Paul Bens: “Het gemiddelde zeugenbedrijf vervangt nu al elk jaar 40 procent van de zeugenstapel; de goeie bedrijven vervangen misschien 45 procent. Dus elke zeugenhouder vervangt al in pakweg twee jaar en een paar maanden de hele zeugenstapel. Als je depop-repop doet, is het verschil datje die investering ineens moet ophoesten." De grootste financiële aderlating is echter de verplichte zes weken leegstand om de stallen volledig kiemvrij te krijgen. En voordat je dan weer de eerste biggen kunt leveren, ben je nog een aantal weken verder.
Glazen bol
Het mooiste zou zijn om de depop-repop te doen in het dal van de varkenscyclus, als de biggen sowieso weinig opbrengen. “Maar qua biggenprijzen kan niemand in een glazen bol kijken", zegt Jos Kneepkens van Topigs Norsvin. “Depop-repop moet je namelijk wel een jaar van tevoren plannen; die gelten moeten immers nog gemaakt worden." De opfokzeugen komen bij de vermeerderaar ook binnen met een leeftijdsverschil van vijf maanden, zodat de normale werpcyclus gehanteerd kan blijven.
Voordat het allemaal zo ver is, is er nog een lange weg te gaan, beseffen de initiatiefnemers. „Maar het is voor mij ondenkbaar dat we over tien jaar nog steeds op dezelfde manier varkens houden als nu", zegt Paul Bens. „Vanwege de toenemende druk vanuit de maatschappij.

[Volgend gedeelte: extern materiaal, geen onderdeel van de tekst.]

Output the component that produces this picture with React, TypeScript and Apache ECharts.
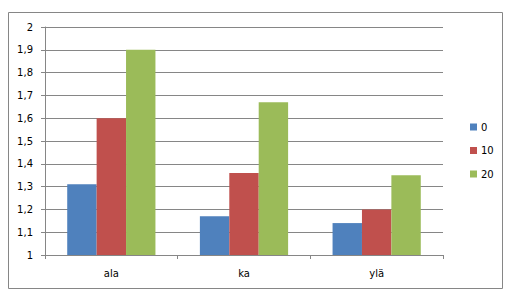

Denk aan MRSA, antibioticagebruik. We moeten echt op een andere manier varkens gaan houden, met een veel lagere ziektedruk." Karien Koenders valt hem bij. „Klopt, we ervaren momenteel als sector veel tegenwind vanuit die maatschappelijke druk. Maar die tegenwind moeten we juist gebruiken om molens te bouwen waarmee we de volgende stap kunnen zetten."